Members of the Board:

  • Ms T Williams Blyth – Panel Convenor
  • Ms G Hughes
  • Mr J Thomson


  1. Moehau Smith (70) appears for consideration of parole on a three year nine month sentence for fraud.  Mrs Smith was convicted alongside her daughter, Christine Smith.
  2. The fraud involved the filing of 49 false GST returns through four farming entities.  The offending occurred over a 21-month period during which Mrs Smith claimed refunds amounting to $1.5 million.  A total of 1.3 million was received.  The Court described it as substantial fraud over a brief period.
  3. In prison Mrs Smith has a RoC*Rol of .02494, a prison security classification of minimum and a statutory release date of 26 March 2022.  There is approximately two years six months remaining on her sentence.
  4. For today’s hearing the Board have received a parole assessment report.  There have been no issues in prison.  Mrs Smith is described as compliant and respectful.
  5. While in prison Mrs Smith has completed the Short Rehabilitation Programme (SRP).  The report advises that Mrs Smith is committed to prosocial change and living an offence-free lifestyle.  Completion of the SRP has made Mrs Smith more confident in her ability to analyse the causes of her offending and evaluate the best solutions to assess alternative choices.
  6. Unfortunately, the discussion with Mrs Smith today did not fill the Board with any degree of confidence that she has in fact analysed her offending and evaluated the best solutions so that she can maintain an offence-free lifestyle.
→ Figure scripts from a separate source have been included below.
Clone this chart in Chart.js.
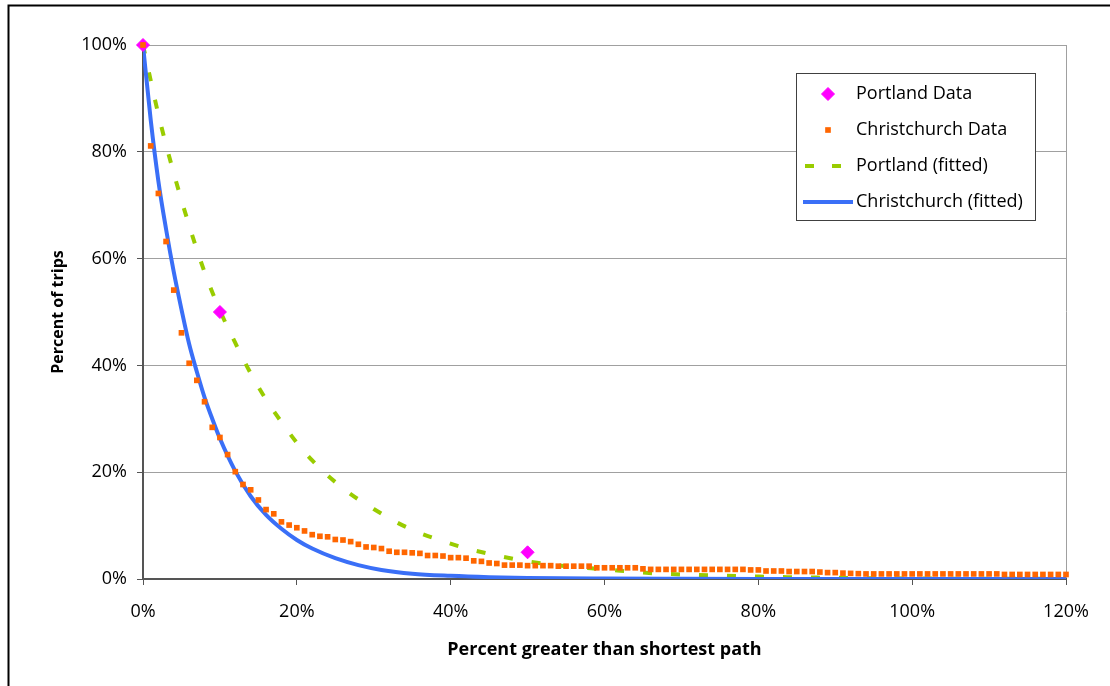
<!DOCTYPE html>
<html>
<head>
<meta charset="utf-8">
<script src="https://cdn.jsdelivr.net/npm/chart.js@4"></script>
<style>
  body { margin: 0; background: #fff; }
</style>
</head>
<body>
<canvas id="detourChart" width="1110" height="686"></canvas>
<script>
// data (percent values)
const christchurchX = [
  0, 1, 2, 3, 4, 5, 6, 7, 8, 9,
  10, 11, 12, 13, 14, 15, 16, 17, 18, 19,
  20, 21, 22, 23, 24, 25, 26, 27, 28, 29,
  30, 31, 32, 33, 34, 35, 36, 37, 38, 39,
  40, 41, 42, 43, 44, 45, 46, 47, 48, 49,
  50, 51, 52, 53, 54, 55, 56, 57, 58, 59,
  60, 61, 62, 63, 64, 65, 66, 67, 68, 69,
  70, 71, 72, 73, 74, 75, 76, 77, 78, 79,
  80, 81, 82, 83, 84, 85, 86, 87, 88, 89,
  90, 91, 92, 93, 94, 95, 96, 97, 98, 99,
  100, 101, 102, 103, 104, 105, 106, 107, 108, 109,
  110, 111, 112, 113, 114, 115, 116, 117, 118, 119,
  120
];
const christchurchY = [
  100, 81.1, 72.2, 63.2, 54.1, 46.1, 40.4, 37.2, 33.2, 28.4,
  26.5, 23.3, 20.1, 17.7, 16.7, 14.8, 13.0, 12.2, 10.7, 10.1,
  9.6, 9.0, 8.3, 8.0, 7.9, 7.4, 7.3, 7.0, 6.5, 6.0,
  5.9, 5.7, 5.2, 5.0, 5.0, 4.9, 4.8, 4.4, 4.4, 4.3,
  4.0, 4.0, 3.9, 3.4, 3.3, 3.0, 2.9, 2.6, 2.6, 2.6,
  2.5, 2.5, 2.5, 2.5, 2.4, 2.4, 2.4, 2.4, 2.4, 2.1,
  2.1, 2.1, 2.1, 2.1, 2.1, 1.9, 1.8, 1.8, 1.8, 1.8,
  1.8, 1.8, 1.8, 1.8, 1.8, 1.8, 1.8, 1.8, 1.8, 1.7,
  1.7, 1.5, 1.5, 1.5, 1.4, 1.4, 1.4, 1.4, 1.3, 1.2,
  1.2, 1.1, 1.05, 1.0, 0.95, 0.95, 0.95, 0.95, 0.95, 0.95,
  0.95, 0.95, 0.95, 0.95, 0.95, 0.95, 0.95, 0.95, 0.95, 0.95,
  0.95, 0.95, 0.85, 0.85, 0.85, 0.85, 0.85, 0.85, 0.85, 0.85,
  0.85
];

const portlandX = [0, 10, 50];
const portlandY = [100, 50, 5];

const portlandFitX = [0, 2, 4, 6, 8, 10, 12, 14, 16, 18, 20, 22, 24, 27, 30, 33, 36, 39, 42, 46, 50, 55, 60, 65, 70, 80, 90, 100, 110, 120];
const portlandFitY = [100, 87, 76, 66.2, 57.5, 50.3, 44.2, 38.5, 33.6, 29.4, 25.5, 22.2, 19.4, 15.9, 13.1, 10.6, 8.6, 7.1, 5.75, 4.4, 3.3, 2.4, 1.8, 1.2, 0.85, 0.45, 0.22, 0.1, 0.05, 0.03];

const christchurchFitX = [0, 1, 2, 3, 4, 5, 6, 7, 8, 9, 10, 12, 14, 16, 18, 20, 22, 25, 28, 31, 35, 40, 45, 50, 60, 70, 80, 100, 120];
const christchurchFitY = [100, 86, 74.5, 65.5, 57.5, 50.5, 44, 38.8, 34, 30, 26.3, 20.2, 15.5, 12, 9.4, 7.3, 5.7, 3.9, 2.6, 1.7, 1.0, 0.6, 0.35, 0.2, 0.08, 0.03, 0.01, 0, 0];

const xTicks = [0, 20, 40, 60, 80, 100, 120];
const yTicks = [0, 20, 40, 60, 80, 100];

function toPoints(xs, ys) {
  return xs.map((x, i) => ({ x: x, y: ys[i] }));
}

const FONT = "'Open Sans', sans-serif";

// outer black frame
const framePlugin = {
  id: 'frame',
  afterDraw(chart) {
    const ctx = chart.ctx;
    ctx.save();
    ctx.strokeStyle = '#000';
    ctx.lineWidth = 2;
    ctx.strokeRect(8.5, 5.5, 1200, 1000);
    ctx.restore();
  }
};

// legend in a bordered box, like the original
const boxLegend = {
  id: 'boxLegend',
  afterDraw(chart) {
    const ctx = chart.ctx;
    const rows = [94, 130, 166, 202];
    ctx.save();
    ctx.fillStyle = '#fff';
    ctx.fillRect(796, 73, 239, 147);
    ctx.strokeStyle = '#404040';
    ctx.lineWidth = 1;
    ctx.strokeRect(796.5, 73.5, 239, 147);

    chart.data.datasets.forEach((ds, i) => {
      const y = rows[i];
      if (ds.showLine === false) {
        ctx.fillStyle = ds.backgroundColor;
        ctx.strokeStyle = ds.borderColor;
        ctx.lineWidth = ds.pointBorderWidth;
        Chart.helpers.drawPoint(ctx, {
          pointStyle: ds.pointStyle,
          radius: ds.pointRadius,
          borderWidth: ds.pointBorderWidth,
          rotation: 0
        }, 828, y);
      } else {
        ctx.strokeStyle = ds.borderColor;
        ctx.lineWidth = ds.borderWidth;
        ctx.lineCap = 'butt';
        ctx.beginPath();
        if (ds.borderDash) {
          ctx.moveTo(805, y);
          ctx.lineTo(814, y);
          ctx.moveTo(832, y);
          ctx.lineTo(841, y);
        } else {
          ctx.moveTo(803, y);
          ctx.lineTo(853, y);
        }
        ctx.stroke();
      }
      ctx.fillStyle = '#000';
      ctx.font = '18px ' + FONT;
      ctx.textBaseline = 'middle';
      ctx.textAlign = 'left';
      ctx.fillText(ds.label, 856, y);
    });
    ctx.restore();
  }
};

new Chart(document.getElementById('detourChart'), {
  type: 'scatter',
  data: {
    datasets: [
      {
        label: 'Portland Data',
        data: toPoints(portlandX, portlandY),
        showLine: false,
        pointStyle: 'rectRot',
        pointRadius: 6.5,
        pointBorderWidth: 1,
        backgroundColor: '#ff00ff',
        borderColor: '#ff00ff',
        clip: false,
        order: 1
      },
      {
        label: 'Christchurch Data',
        data: toPoints(christchurchX, christchurchY),
        showLine: false,
        pointStyle: 'rect',
        pointRadius: 4,
        pointBorderWidth: 0,
        backgroundColor: '#ff6600',
        borderColor: '#ff6600',
        clip: false,
        order: 0
      },
      {
        label: 'Portland (fitted)',
        data: toPoints(portlandFitX, portlandFitY),
        showLine: true,
        pointRadius: 0,
        borderColor: '#99cc00',
        borderWidth: 4,
        borderDash: [9, 19],
        cubicInterpolationMode: 'monotone',
        order: 3
      },
      {
        label: 'Christchurch (fitted)',
        data: toPoints(christchurchFitX, christchurchFitY),
        showLine: true,
        pointRadius: 0,
        borderColor: '#3a6ff7',
        borderWidth: 4,
        cubicInterpolationMode: 'monotone',
        order: 2
      }
    ]
  },
  options: {
    responsive: false,
    animation: false,
    layout: { padding: { left: 0, right: 44, top: 45, bottom: 0 } },
    plugins: {
      legend: { display: false },
      tooltip: { enabled: false }
    },
    scales: {
      x: {
        type: 'linear',
        min: 0,
        max: 120,
        afterFit(scale) { scale.height = 107; },
        afterBuildTicks(scale) { scale.ticks = xTicks.map(v => ({ value: v })); },
        ticks: {
          autoSkip: false,
          maxRotation: 0,
          padding: 16,
          color: '#000',
          font: { family: FONT, size: 18 },
          callback: v => v + '%'
        },
        grid: {
          color: ctx => (ctx.tick && ctx.tick.value === 120) ? '#a0a0a0' : 'rgba(0,0,0,0)',
          tickColor: '#555',
          tickLength: 6,
          lineWidth: 1
        },
        border: { color: '#555', width: 2 },
        title: {
          display: true,
          text: 'Percent greater than shortest path',
          color: '#000',
          font: { family: FONT, size: 18, weight: 'bold' },
          padding: { top: 0, bottom: 25 }
        }
      },
      y: {
        min: 0,
        max: 100,
        afterFit(scale) { scale.width = 143; },
        afterBuildTicks(scale) { scale.ticks = yTicks.map(v => ({ value: v })); },
        ticks: {
          padding: 10,
          color: '#000',
          font: { family: FONT, size: 18 },
          callback: v => v + '%'
        },
        grid: {
          color: '#a0a0a0',
          tickColor: '#555',
          tickLength: 6,
          lineWidth: 1
        },
        border: { color: '#555', width: 2 },
        title: {
          display: true,
          text: 'Percent of trips',
          color: '#000',
          font: { family: FONT, size: 16, weight: 'bold' },
          padding: { top: 49, bottom: 0 }
        }
      }
    }
  },
  plugins: [boxLegend, framePlugin]
});
</script>
</body>
</html>
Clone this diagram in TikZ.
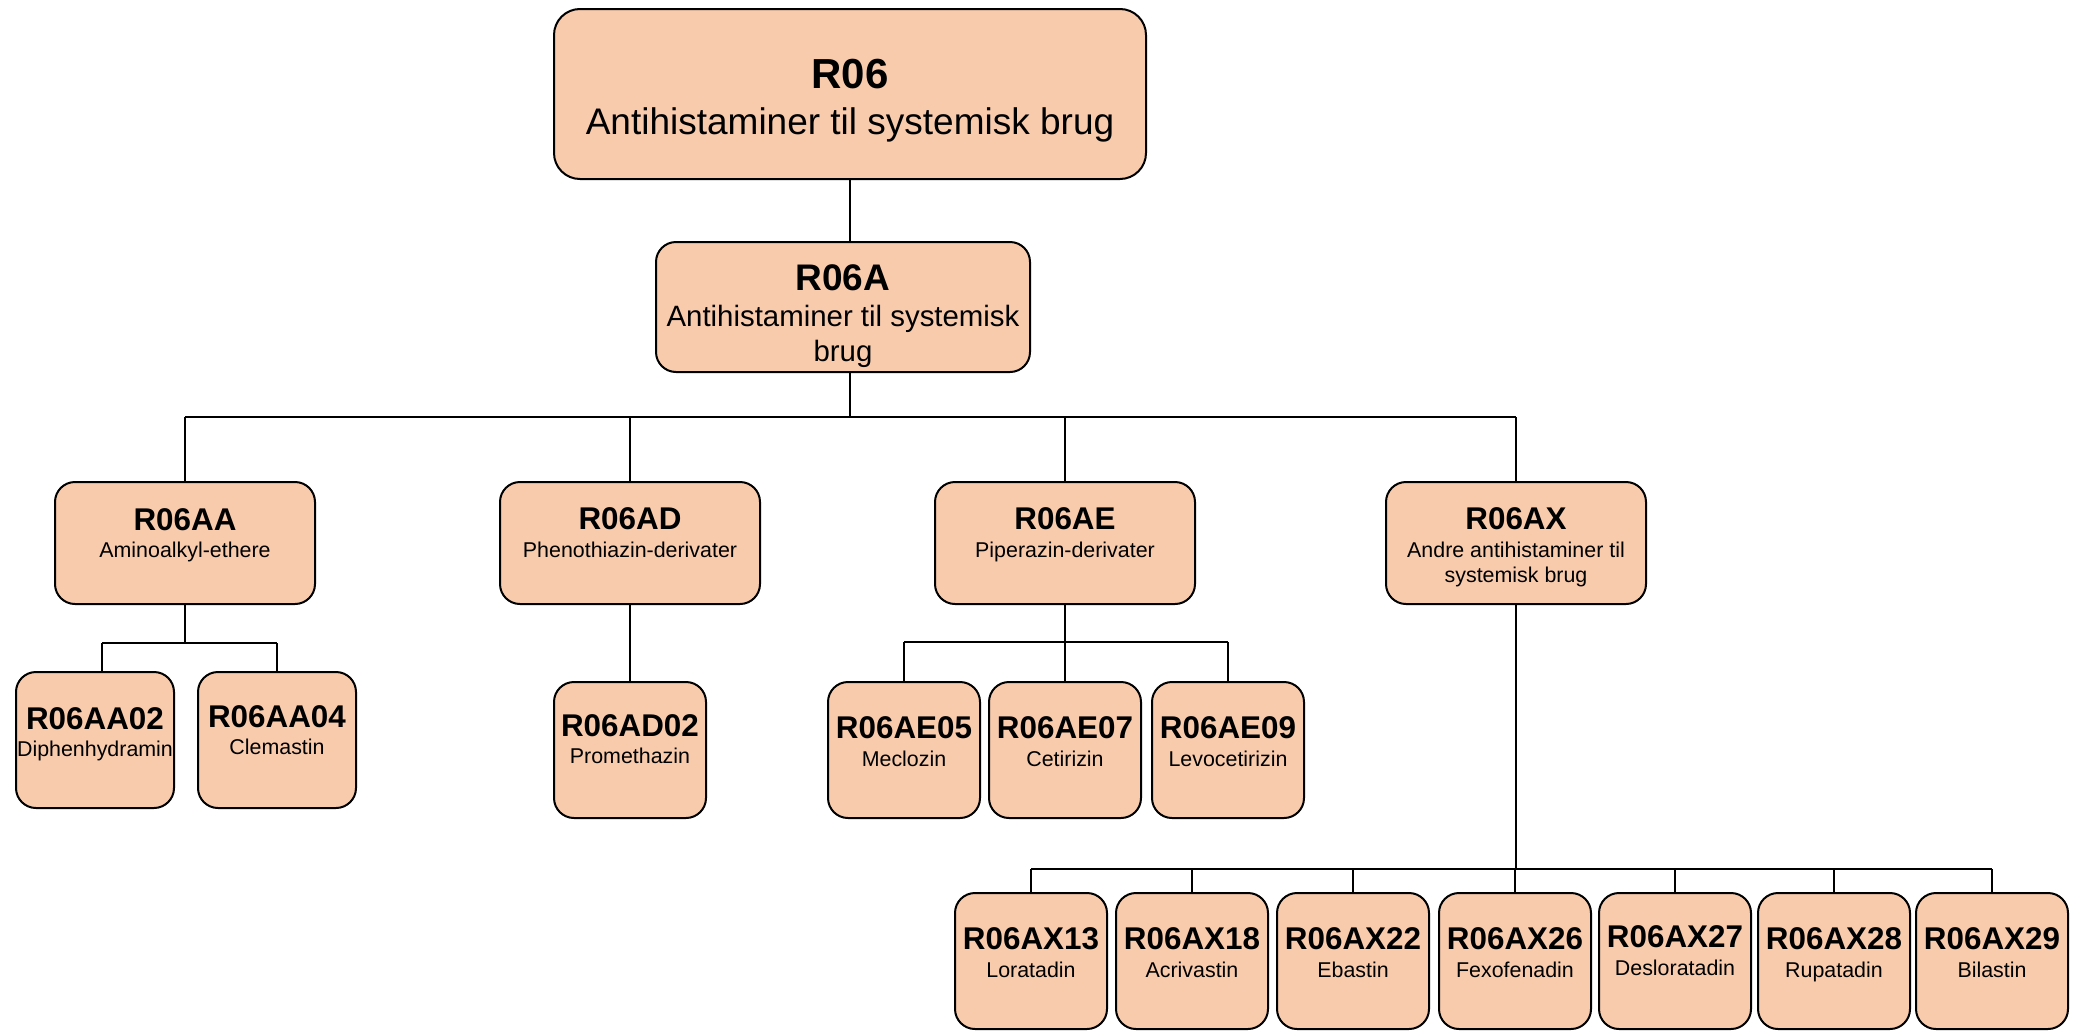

  7. Regarding her offending Mrs Smith told the Board that she should have known better.  She said that IRD taught her to complete the GST returns and for a while a person from IRD checked them every month.  She described her offending as having made a mistake.  Everything went well for about 10 years (after her husband died) and then it went wrong.
  8. Ms Smith says that during the time of the offending she was involved in treaty work, completing a degree, taking care of family and looking after the farm.  She did not feel able to ask her family for help.
  9. If she is released, Mrs Smith says that although she is intending to go back to the farm, she will no longer be responsible for the books.  There are two farms.  One is hers and the other belongs to her and her sister.
  10. Mrs Smith also explained that her sisters are unhappy with her being in prison.  They blame her daughter [Christine] for the offending although she concedes that they were both responsible.
  11. In addition to saying that the offending was a mistake and that still sees the farms as her property, another aspect of the hearing which leaves the Board with some unease is that Mrs Smith maintained that she and her daughter had not discussed their release proposals.  She stated to the Board that she did not know her daughter’s plans. This appeared at odds with the comments regarding their interdependence and Mrs Smith’s decision not to go to self-cares so that she could be there for her daughter.
  12. For today, it is not clear that Mrs Smith accepts her offending and that what she did was wrong.  Mrs Smith seemed evasive and contradicted herself during the hearing.  There also appears to be a dispute in the family, and it is not clear what impact that will have on Mrs Smith’s release proposal as well as that of her daughter.  Nor is it clear what role Mrs Smith will play regarding the farms that she clearly still sees as hers.
  13. Despite that the Board acknowledges that Mrs Smith has a low RoC*Rol and is 70 years of age.  If there was a robust release proposal and it was clear that the family were aware of the risks then it is expected that any residual risk could be managed.
  14. Today that robust release proposal has not been presented.  Without that the Board are not satisfied that Mrs Smith no longer poses an undue risk.  For today parole is declined.
  15. Mrs Smith will be seen for further consideration of parole in December 2019 and no later than 30 December 2019.
  16. Before the next hearing the Board requests that a reintegration/whānau hui is held.  The hui should discuss Mrs Smith, and her daughter’s offending, the release proposal together with the strategies to address any issues that may arise (particularly as Mrs Smith still sees the farms as her property).